In 2018, McCallum and Stewart decided to focus on publishing New Zealand debut fiction, because of the challenges faced by first-time novelists in New Zealand. Together with Sarah Bolland, they set up a separate publisher called the Cuba Press to focus on other works, and Mākaro pivoted to publishing one fiction book per year.

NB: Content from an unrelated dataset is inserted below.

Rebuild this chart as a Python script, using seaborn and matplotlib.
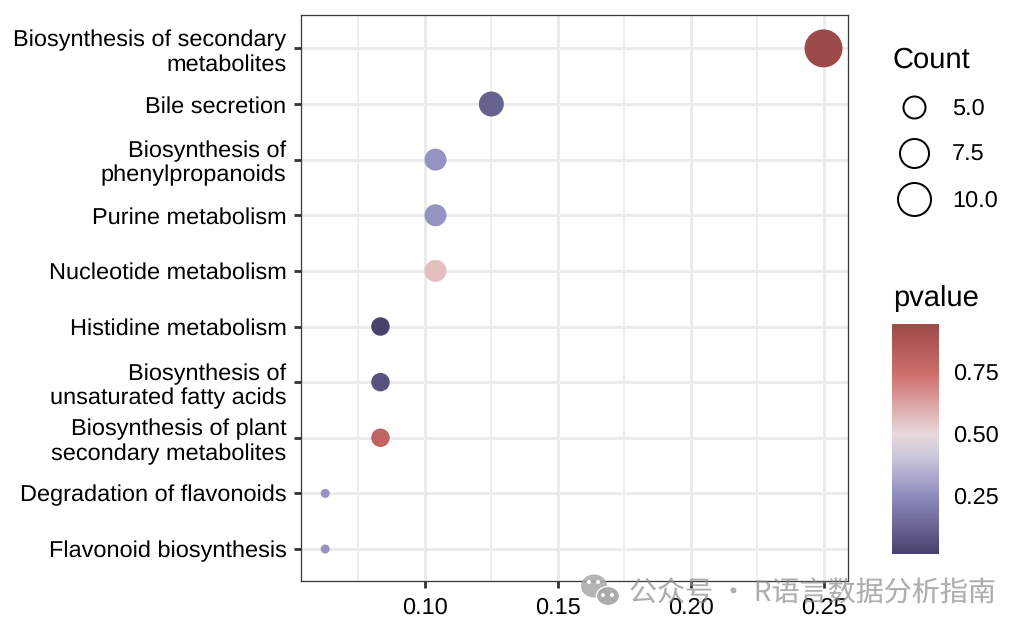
import numpy as np
import pandas as pd
import seaborn as sns
import matplotlib.pyplot as plt
from matplotlib.colors import LinearSegmentedColormap, Normalize
from matplotlib.cm import ScalarMappable
from matplotlib.lines import Line2D
from matplotlib.patches import Ellipse

pathways = ['Biosynthesis of secondary\nmetabolites', 'Bile secretion',
            'Biosynthesis of\nphenylpropanoids', 'Purine metabolism',
            'Nucleotide metabolism', 'Histidine metabolism',
            'Biosynthesis of\nunsaturated fatty acids',
            'Biosynthesis of plant\nsecondary metabolites',
            'Degradation of flavonoids', 'Flavonoid biosynthesis']
ratio = [0.25, 0.125, 0.104, 0.104, 0.104, 0.0833, 0.0833, 0.0833, 0.0625, 0.0625]
count = [12, 6, 5, 5, 5, 4, 4, 4, 3, 3]
pvalue = [0.945, 0.12, 0.27, 0.27, 0.56, 0.018, 0.07, 0.80, 0.27, 0.27]

legend_counts = [5.0, 7.5, 10.0]
legend_diam = [22, 29, 33]
count_diam = {3: 9, 4: 18.5, 5: 22, 6: 25, 12: 38}

W, H = 1028, 632
DPI = 100


def px_rect(left, top, right, bottom):
    return [left / W, 1 - bottom / H, (right - left) / W, (bottom - top) / H]


def pt(px):
    return px * 72 / DPI


df = pd.DataFrame({'pathway': pathways, 'ratio': ratio, 'count': count, 'pvalue': pvalue})

sns.set_theme(style='white')
plt.rcParams['font.family'] = ['Liberation Sans', 'DejaVu Sans']
plt.rcParams['text.hinting'] = 'no_hinting'

cmap = LinearSegmentedColormap.from_list(
    'pv', [(0.0, '#47436f'), (0.25, '#8e8cbd'), (0.42, '#c9c8dc'), (0.52, '#e9d9dc'),
           (0.78, '#cf6f6c'), (1.0, '#9c4a4a')])
norm = Normalize(0.018, 0.945)

fig = plt.figure(figsize=(W / DPI, H / DPI), dpi=DPI)
ax = fig.add_axes(px_rect(301, 15, 848, 581))

sns.scatterplot(data=df, x='ratio', y='pathway', hue='pvalue', hue_norm=norm, palette=cmap,
                size='count', sizes={k: pt(v) ** 2 for k, v in count_diam.items()},
                linewidth=0, legend=False, ax=ax, zorder=3)

ax.set_xlim(0.0534, 0.2592)
ax.set_ylim(9.575, -0.6)
ax.set_xlabel('')
ax.set_ylabel('')
ax.set_xticks([0.10, 0.15, 0.20, 0.25])
ax.set_xticklabels(['0.10', '0.15', '0.20', '0.25'])
ax.set_xticks([0.075, 0.125, 0.175, 0.225], minor=True)
ax.grid(True, which='major', color='#ebebeb', linewidth=pt(3))
ax.grid(True, which='minor', axis='x', color='#ebebeb', linewidth=pt(1.6))
ax.set_axisbelow(True)
ax.tick_params(axis='both', which='major', length=pt(7), width=pt(2.8), color='#333333',
               labelsize=16.9, labelcolor='black', pad=pt(7.5), bottom=True, left=True)
ax.tick_params(axis='x', which='major', pad=pt(9))
ax.tick_params(axis='x', which='minor', length=0)
for lab in ax.get_yticklabels():
    lab.set_multialignment('right')
    lab.set_linespacing(1.18)
for s in ax.spines.values():
    s.set_color('#3c3c3c')
    s.set_linewidth(pt(1.3))

# size legend
handles = [Line2D([], [], linestyle='', marker='o', markerfacecolor='white', markeredgecolor='black',
                  markeredgewidth=pt(2), markersize=pt(d)) for d in legend_diam]
leg = ax.legend(handles, [f'{c:.1f}' for c in legend_counts], title='Count', frameon=False,
                loc='upper left', bbox_to_anchor=(871 / W, 1 - 26 / H),
                bbox_transform=fig.transFigure, fontsize=16.9, title_fontsize=21,
                labelspacing=1.04, handletextpad=0.66, handlelength=1.9, alignment='left')
leg.get_title().set_color('black')
for t in leg.get_texts():
    t.set_color('black')

# p value colour bar
cax = fig.add_axes(px_rect(892, 323.5, 939, 553.5))
cb = fig.colorbar(ScalarMappable(norm=norm, cmap=cmap), cax=cax, ticks=[0.25, 0.50, 0.75])
cb.ax.set_yticklabels(['0.25', '0.50', '0.75'])
cb.outline.set_visible(False)
cax.tick_params(axis='y', left=True, right=True, direction='in', color='#f3e6e6',
                length=pt(9.5), width=pt(1), labelsize=16.9, labelcolor='black', pad=pt(14))
fig.text(893 / W, 1 - 298 / H, 'pvalue', fontsize=21, color='black', ha='left', va='center')

# watermark
wm = '#a8a8a8'
fig.add_artist(Ellipse((594 / W, 1 - 586 / H), 26 / W, 23 / H, transform=fig.transFigure,
                       fc=wm, ec='none', alpha=0.85, zorder=10))
fig.add_artist(Ellipse((608 / W, 1 - 596 / H), 23 / W, 19 / H, transform=fig.transFigure,
                       fc=wm, ec='white', lw=1, alpha=0.95, zorder=11))
for ex, ey in [(589, 582), (598, 582), (603, 595), (612, 595)]:
    fig.add_artist(Ellipse((ex / W, 1 - ey / H), 4 / W, 4 / H, transform=fig.transFigure,
                           fc='white', ec='none', zorder=12))
fig.text(629 / W, 1 - 594 / H, '公众号 · R语言数据分析指南', fontsize=20.2, color='#8c8c8c', alpha=0.7,
         ha='left', va='center', family=['Noto Sans CJK SC', 'DejaVu Sans'], zorder=13)

fig.savefig('out.png', dpi=DPI)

Since its change in direction, Mākaro has published three books that won top awards at the Ockham New Zealand Book Awards: Auē by Becky Manawatu (winner of the Jann Medlicott Acorn Prize for Fiction and the award for best first book in 2020), Victory Park by Rachel Kerr (winner of the award for best first book in 2021), and The Sound of Breaking Glass by Kirsten Warner (winner of the award for best first book in 2019). Auē also won the 2020 Ngaio Marsh Award for Best Crime Novel. Auē had been rejected by several publishers before being accepted by Mākaro, and the editing process took a year, with six revisions.

==Publishing awards==
In 2020, Paul Stewart received the Young NZ Publisher of the Year for his work with Mākaro and the Cuba Press.

Mākaro Press won the Nielsen Book Publisher of the Year at the Aotearoa Book Industry Awards in 2021. The judging panel described the publisher as having "made outstanding contributions to NZ literature".